Exposure for local folk artists was provided by the W.A. branch of the A.B.C. (ABW 2)  with two live TV specials, Folk Song, produced by John Tyrrell in August and October 1964. Compere John Joseph Jones was joined by The West Coast Trio, Jean Allen (who sang ‘Dark as a Dungeon’ and ‘Johnny We Hardly Knew Ye’), The Yellowstones and Lindy Leslie. More ambitious was the half-hour Folk Cellar which lasted three series and was compered by actor James Smillie. (Smillie sang ‘Fair and Tender Ladies’ on the first episode). Folk Cellar was set in an imaginary coffee lounge (known as Robbie’s) with students making up the audience. During the boom, groups like The West Coast Trio also found work at Floridata in Wellington Street (Perth’s only real nightclub of the period), on Sundays at the Fox-Hole (a “late night coffee lounge” at the corner of Hay and George Streets), at the Roo on the Roof restaurant in Fremantle, as support acts for visiting celebrities like Johnny O’Keefe or Eartha Kitt; and even for civic functions at Government House.  Folksingers were part of major variety events at the Perth Town Hall or the Supreme Court Gardens (playing to an estimated 6000 listeners at the latter), drew lunchtime audiences to the Playhouse, or took part in the annual Fremantle Spring Festival (most notably a major folk concert, Folk Sing - Folk Song, at Fremantle Town Hall in 1964).  

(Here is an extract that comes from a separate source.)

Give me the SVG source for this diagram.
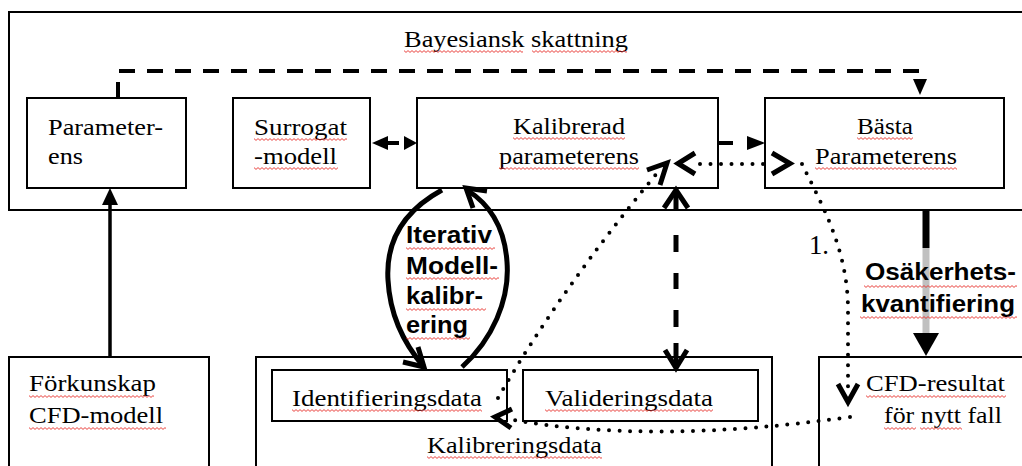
<svg xmlns="http://www.w3.org/2000/svg" width="1022" height="466" viewBox="0 0 1022 466">
<defs>
<pattern id="wave" width="4" height="3" patternUnits="userSpaceOnUse"><path d="M0,0.6 L2,2.4 L4,0.6" fill="none" stroke="#e8302a" stroke-width="0.9"/></pattern>
</defs>
<style>
.box{fill:#fff;stroke:#000;stroke-width:2}
.t{font-family:"Liberation Serif","Times New Roman",serif;font-size:23px;fill:#000}
.t2{font-family:"Liberation Serif","Times New Roman",serif;font-size:24px;fill:#000}
.b{font-family:"Liberation Sans",Arial,sans-serif;font-weight:bold;font-size:23px;fill:#000}
.sq{fill:url(#wave)}
.dot{fill:none;stroke:#000;stroke-width:4;stroke-linecap:round;stroke-dasharray:0 10.5}
.chev{fill:none;stroke:#000;stroke-width:5;stroke-linejoin:miter}
.ln{fill:none;stroke:#000;stroke-width:4}
.arc{fill:none;stroke:#000;stroke-width:5}
</style>
<rect width="1022" height="466" fill="#fff"/>
<g id="bayes">
<rect class="box" x="9" y="12" width="1030" height="198"/>
<text class="t" x="404" y="47" textLength="224" lengthAdjust="spacingAndGlyphs">Bayesiansk skattning</text>
<rect class="sq" transform="translate(404,50)" width="119" height="3"/>
<rect class="sq" transform="translate(532,50)" width="95" height="3"/>
</g>
<g id="parameterens">
<rect class="box" x="27" y="98" width="159" height="90"/>
<text class="t" x="48" y="135" textLength="115" lengthAdjust="spacingAndGlyphs">Parameter-</text>
<text class="t" x="48" y="164" textLength="35" lengthAdjust="spacingAndGlyphs">ens</text>
</g>
<g id="surrogat">
<rect class="box" x="233" y="98" width="137" height="90"/>
<text class="t" x="254" y="135" textLength="93" lengthAdjust="spacingAndGlyphs">Surrogat</text>
<text class="t" x="254" y="164" textLength="83" lengthAdjust="spacingAndGlyphs">-modell</text>
<rect class="sq" transform="translate(254,138)" width="93" height="3"/>
<rect class="sq" transform="translate(254,167)" width="84" height="3"/>
</g>
<g id="kalibrerad">
<rect class="box" x="417" y="98" width="301" height="90"/>
<text class="t" x="513" y="134" textLength="112" lengthAdjust="spacingAndGlyphs">Kalibrerad</text>
<text class="t" x="499" y="164" textLength="140" lengthAdjust="spacingAndGlyphs">parameterens</text>
<rect class="sq" transform="translate(513,137)" width="112" height="3"/>
<rect class="sq" transform="translate(499,167)" width="140" height="3"/>
</g>
<g id="basta">
<rect class="box" x="765" y="98" width="239" height="90"/>
<text class="t" x="857" y="134" textLength="56" lengthAdjust="spacingAndGlyphs">Bästa</text>
<text class="t" x="815" y="164" textLength="142" lengthAdjust="spacingAndGlyphs">Parameterens</text>
<rect class="sq" transform="translate(857,137)" width="56" height="3"/>
<rect class="sq" transform="translate(815,167)" width="142" height="3"/>
</g>
<g id="forkunskap">
<rect class="box" x="9" y="357" width="200" height="120"/>
<text class="t2" x="29" y="391" textLength="127" lengthAdjust="spacingAndGlyphs">Förkunskap</text>
<text class="t2" x="29" y="423" textLength="134" lengthAdjust="spacingAndGlyphs">CFD-modell</text>
<rect class="sq" transform="translate(29,395)" width="125" height="3"/>
<rect class="sq" transform="translate(29,427)" width="137" height="3"/>
</g>
<g id="kalibreringsdata">
<rect class="box" x="256" y="357" width="516" height="120"/>
<text class="t2" x="427" y="453" textLength="175" lengthAdjust="spacingAndGlyphs">Kalibreringsdata</text>
<rect class="sq" transform="translate(427,456)" width="175" height="3"/>
</g>
<g id="identifieringsdata">
<rect class="box" x="272" y="370" width="235" height="51"/>
<text class="t2" x="292" y="406" textLength="190" lengthAdjust="spacingAndGlyphs">Identifieringsdata</text>
<rect class="sq" transform="translate(292,409)" width="190" height="3"/>
</g>
<g id="valideringsdata">
<rect class="box" x="523" y="370" width="235" height="51"/>
<text class="t2" x="545" y="406" textLength="168" lengthAdjust="spacingAndGlyphs">Valideringsdata</text>
<rect class="sq" transform="translate(545,409)" width="168" height="3"/>
</g>
<g id="cfdresultat">
<rect class="box" x="819" y="357" width="220" height="120"/>
<text class="t2" x="866" y="391" textLength="139" lengthAdjust="spacingAndGlyphs">CFD-resultat</text>
<text class="t2" x="884" y="423" textLength="118" lengthAdjust="spacingAndGlyphs">för nytt fall</text>
<rect class="sq" transform="translate(866,395)" width="140" height="3"/>
<rect class="sq" transform="translate(884,427)" width="32" height="3"/>
<rect class="sq" transform="translate(920,427)" width="42" height="3"/>
</g>
<g id="connectors">
<path d="M118,98 V71 H922" fill="none" stroke="#000" stroke-width="4" stroke-dasharray="16 12"/>
<polygon points="913,79 927,79 920,95"/>
<polygon points="372,143 388,136 388,150"/>
<line class="ln" x1="388" y1="143" x2="399" y2="143"/>
<polygon points="417,143 404,136 404,150"/>
<line class="ln" x1="718" y1="143" x2="733" y2="143"/>
<polygon points="765,143 747,136 747,150"/>
<path class="dot" d="M700,164 H770"/>
<path class="chev" d="M695,153 L678,163.5 L695,174"/>
<path class="chev" d="M772,153 L790,163.5 L772,174"/>
<path class="dot" d="M498,398 Q560,290 658,172"/>
<path class="chev" d="M647,170 L667,163 L660,185"/>
<path class="dot" d="M802,164 C822,205 848,250 848,310 L848,392"/>
<path class="chev" d="M838,384 L848,402 L858,384"/>
<path class="dot" d="M850,417 Q650,445 508,419"/>
<path class="chev" d="M512,409 L495,417 L511,428"/>
<g stroke="#000" stroke-width="5">
<line x1="676" y1="190" x2="676" y2="210"/>
<line x1="676" y1="235" x2="676" y2="252"/>
<line x1="676" y1="273" x2="676" y2="289"/>
<line x1="676" y1="310" x2="676" y2="327"/>
<line x1="676" y1="343" x2="676" y2="368"/>
</g>
<path class="chev" d="M664,208 L676,190 L688,208"/>
<path class="chev" d="M665,350 L676,368 L687,350"/>
<line x1="110" y1="357" x2="110" y2="204" stroke="#000" stroke-width="3.5"/>
<polygon points="110,188 102,205 118,205"/>
<path class="arc" d="M442,190 C398,214 386,248 388,280 C390,318 405,345 424,367"/>
<path class="chev" d="M403,362 L424,367 L418,347"/>
<path class="arc" d="M462,367 C492,340 510,300 507,262 C505,232 494,207 467,190"/>
<path class="chev" d="M487,191 L466,188 L473,208"/>
<rect x="922.5" y="210" width="7" height="38" fill="#000"/>
<rect x="922.5" y="248" width="7" height="86" fill="#c0c0c0"/>
<polygon points="913,333 939,333 926,356"/>
</g>
<g id="labels">
<text x="809" y="254" font-family="Liberation Serif, Times New Roman, serif" font-size="28" textLength="20" lengthAdjust="spacingAndGlyphs">1.</text>
<text class="b" x="406" y="243" textLength="86" lengthAdjust="spacingAndGlyphs">Iterativ</text>
<text class="b" x="406" y="274" textLength="92" lengthAdjust="spacingAndGlyphs">Modell-</text>
<text class="b" x="406" y="304" textLength="77" lengthAdjust="spacingAndGlyphs">kalibr-</text>
<text class="b" x="406" y="333" textLength="62" lengthAdjust="spacingAndGlyphs">ering</text>
<rect class="sq" transform="translate(406,247)" width="89" height="3"/>
<rect class="sq" transform="translate(406,277)" width="93" height="3"/>
<rect class="sq" transform="translate(406,308)" width="80" height="3"/>
<rect class="sq" transform="translate(406,337)" width="64" height="3"/>
<text class="b" x="865" y="280" textLength="151" lengthAdjust="spacingAndGlyphs">Osäkerhets-</text>
<text class="b" x="861" y="312" textLength="154" lengthAdjust="spacingAndGlyphs">kvantifiering</text>
<rect class="sq" transform="translate(864,285)" width="153" height="3"/>
<rect class="sq" transform="translate(860,316)" width="157" height="3"/>
</g>
</svg>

The Shiralee, which offered a mix of jazz and folk, went so far as to host a modest folk festival, over three consecutive Tuesday nights, in 1966. Unfortunately, the advertised star attraction, Adelaide’s Doug Ashdown, could not make it to Perth, and customer response to the (local) replacement line-up was only “reasonable”.  The club stayed in operation throughout the 60s; although by the end of the decade it was appealing mainly to the jazz crowd and offering folksinging only one night a week. Another basement venue, the Folk Cellar, operated out of a building in Allendale Square for a couple of years. The Red Castle Brewery, an old brewing house near the Causeway, offered regular folk nights in 1965-6. (Members of The Seekers and Peter & Paul of the legendary trio were among visiting celebrities who dropped by and jammed there on occasion).